- **Instructions for the task**:
Give the data below again exactly as it stands. Omit the pictures.

- **Given material**:

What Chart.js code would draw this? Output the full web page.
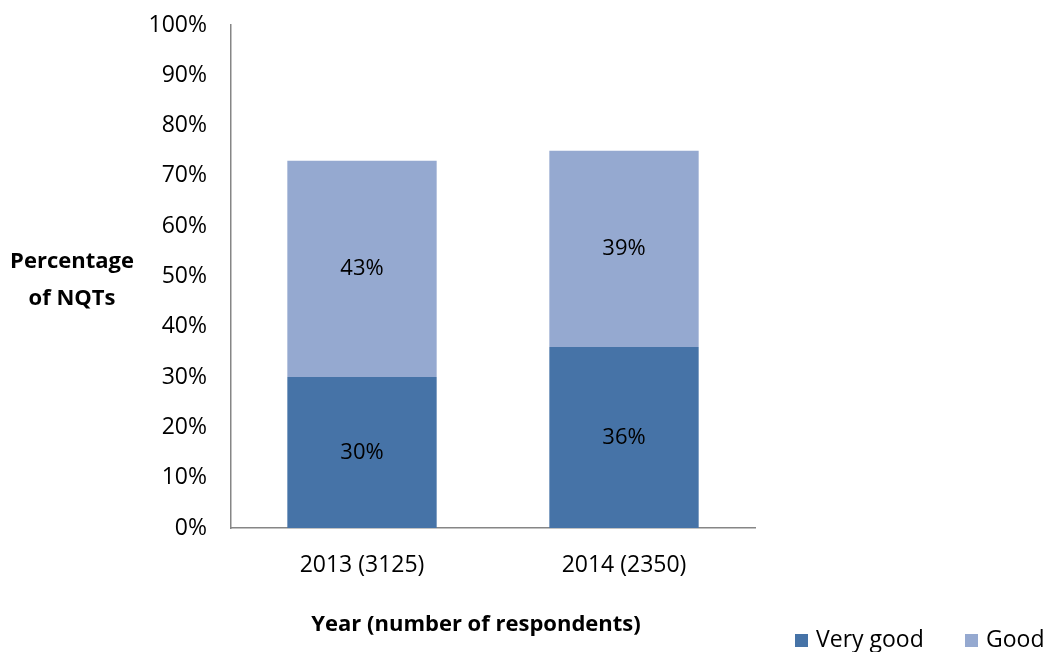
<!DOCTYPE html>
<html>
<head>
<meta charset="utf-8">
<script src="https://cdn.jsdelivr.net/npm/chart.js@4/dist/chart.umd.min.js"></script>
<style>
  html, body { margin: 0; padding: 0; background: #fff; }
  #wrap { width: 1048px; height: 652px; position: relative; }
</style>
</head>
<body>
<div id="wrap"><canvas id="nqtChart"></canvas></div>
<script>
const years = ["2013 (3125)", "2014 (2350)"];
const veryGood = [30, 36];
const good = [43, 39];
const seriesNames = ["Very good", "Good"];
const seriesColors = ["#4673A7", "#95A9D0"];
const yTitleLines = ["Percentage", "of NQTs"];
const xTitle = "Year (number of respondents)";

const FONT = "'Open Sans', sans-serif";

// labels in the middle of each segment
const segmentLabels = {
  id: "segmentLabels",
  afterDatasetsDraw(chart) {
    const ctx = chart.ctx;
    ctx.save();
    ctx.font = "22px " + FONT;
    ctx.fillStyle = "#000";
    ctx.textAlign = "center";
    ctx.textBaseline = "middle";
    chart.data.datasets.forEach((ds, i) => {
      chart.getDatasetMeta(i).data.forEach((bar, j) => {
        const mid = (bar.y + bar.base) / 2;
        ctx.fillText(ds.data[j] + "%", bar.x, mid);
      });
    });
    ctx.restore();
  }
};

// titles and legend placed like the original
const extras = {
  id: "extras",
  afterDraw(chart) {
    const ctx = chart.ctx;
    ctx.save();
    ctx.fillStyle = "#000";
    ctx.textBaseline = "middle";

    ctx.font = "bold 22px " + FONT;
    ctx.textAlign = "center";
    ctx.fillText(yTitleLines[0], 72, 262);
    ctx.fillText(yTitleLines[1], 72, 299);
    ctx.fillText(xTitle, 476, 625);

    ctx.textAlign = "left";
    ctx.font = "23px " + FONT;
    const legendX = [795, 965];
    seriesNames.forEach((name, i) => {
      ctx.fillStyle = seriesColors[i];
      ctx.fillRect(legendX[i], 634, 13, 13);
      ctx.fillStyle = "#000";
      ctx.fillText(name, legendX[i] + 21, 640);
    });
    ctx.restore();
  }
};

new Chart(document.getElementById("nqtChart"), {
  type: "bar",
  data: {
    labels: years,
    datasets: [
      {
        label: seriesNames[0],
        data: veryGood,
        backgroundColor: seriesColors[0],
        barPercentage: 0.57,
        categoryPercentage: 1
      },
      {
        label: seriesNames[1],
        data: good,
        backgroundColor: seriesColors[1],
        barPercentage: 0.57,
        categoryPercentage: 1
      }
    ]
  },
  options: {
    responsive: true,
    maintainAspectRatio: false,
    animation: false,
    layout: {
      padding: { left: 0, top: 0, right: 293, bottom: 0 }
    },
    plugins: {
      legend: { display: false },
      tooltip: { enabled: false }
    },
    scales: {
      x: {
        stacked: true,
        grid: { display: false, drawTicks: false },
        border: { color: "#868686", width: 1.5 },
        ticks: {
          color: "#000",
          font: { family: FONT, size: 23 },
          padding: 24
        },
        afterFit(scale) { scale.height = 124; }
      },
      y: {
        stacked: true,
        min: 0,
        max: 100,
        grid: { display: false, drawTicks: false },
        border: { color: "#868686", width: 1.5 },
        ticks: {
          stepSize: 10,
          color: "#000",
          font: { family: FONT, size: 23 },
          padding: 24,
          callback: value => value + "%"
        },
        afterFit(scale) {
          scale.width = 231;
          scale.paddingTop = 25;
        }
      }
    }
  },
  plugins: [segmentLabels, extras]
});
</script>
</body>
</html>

- **Written reply**:
What Chart.js code would draw this? Output the full web page.
<!DOCTYPE html>
<html>
<head>
<meta charset="utf-8">
<script src="https://cdn.jsdelivr.net/npm/chart.js@4/dist/chart.umd.min.js"></script>
<style>
  html, body { margin: 0; padding: 0; background: #fff; }
  #wrap { width: 1048px; height: 652px; position: relative; }
</style>
</head>
<body>
<div id="wrap"><canvas id="nqtChart"></canvas></div>
<script>
const years = ["2013 (3125)", "2014 (2350)"];
const veryGood = [30, 36];
const good = [43, 39];
const seriesNames = ["Very good", "Good"];
const seriesColors = ["#4673A7", "#95A9D0"];
const yTitleLines = ["Percentage", "of NQTs"];
const xTitle = "Year (number of respondents)";

const FONT = "'Open Sans', sans-serif";

// labels in the middle of each segment
const segmentLabels = {
  id: "segmentLabels",
  afterDatasetsDraw(chart) {
    const ctx = chart.ctx;
    ctx.save();
    ctx.font = "22px " + FONT;
    ctx.fillStyle = "#000";
    ctx.textAlign = "center";
    ctx.textBaseline = "middle";
    chart.data.datasets.forEach((ds, i) => {
      chart.getDatasetMeta(i).data.forEach((bar, j) => {
        const mid = (bar.y + bar.base) / 2;
        ctx.fillText(ds.data[j] + "%", bar.x, mid);
      });
    });
    ctx.restore();
  }
};

// titles and legend placed like the original
const extras = {
  id: "extras",
  afterDraw(chart) {
    const ctx = chart.ctx;
    ctx.save();
    ctx.fillStyle = "#000";
    ctx.textBaseline = "middle";

    ctx.font = "bold 22px " + FONT;
    ctx.textAlign = "center";
    ctx.fillText(yTitleLines[0], 72, 262);
    ctx.fillText(yTitleLines[1], 72, 299);
    ctx.fillText(xTitle, 476, 625);

    ctx.textAlign = "left";
    ctx.font = "23px " + FONT;
    const legendX = [795, 965];
    seriesNames.forEach((name, i) => {
      ctx.fillStyle = seriesColors[i];
      ctx.fillRect(legendX[i], 634, 13, 13);
      ctx.fillStyle = "#000";
      ctx.fillText(name, legendX[i] + 21, 640);
    });
    ctx.restore();
  }
};

new Chart(document.getElementById("nqtChart"), {
  type: "bar",
  data: {
    labels: years,
    datasets: [
      {
        label: seriesNames[0],
        data: veryGood,
        backgroundColor: seriesColors[0],
        barPercentage: 0.57,
        categoryPercentage: 1
      },
      {
        label: seriesNames[1],
        data: good,
        backgroundColor: seriesColors[1],
        barPercentage: 0.57,
        categoryPercentage: 1
      }
    ]
  },
  options: {
    responsive: true,
    maintainAspectRatio: false,
    animation: false,
    layout: {
      padding: { left: 0, top: 0, right: 293, bottom: 0 }
    },
    plugins: {
      legend: { display: false },
      tooltip: { enabled: false }
    },
    scales: {
      x: {
        stacked: true,
        grid: { display: false, drawTicks: false },
        border: { color: "#868686", width: 1.5 },
        ticks: {
          color: "#000",
          font: { family: FONT, size: 23 },
          padding: 24
        },
        afterFit(scale) { scale.height = 124; }
      },
      y: {
        stacked: true,
        min: 0,
        max: 100,
        grid: { display: false, drawTicks: false },
        border: { color: "#868686", width: 1.5 },
        ticks: {
          stepSize: 10,
          color: "#000",
          font: { family: FONT, size: 23 },
          padding: 24,
          callback: value => value + "%"
        },
        afterFit(scale) {
          scale.width = 231;
          scale.paddingTop = 25;
        }
      }
    }
  },
  plugins: [segmentLabels, extras]
});
</script>
</body>
</html>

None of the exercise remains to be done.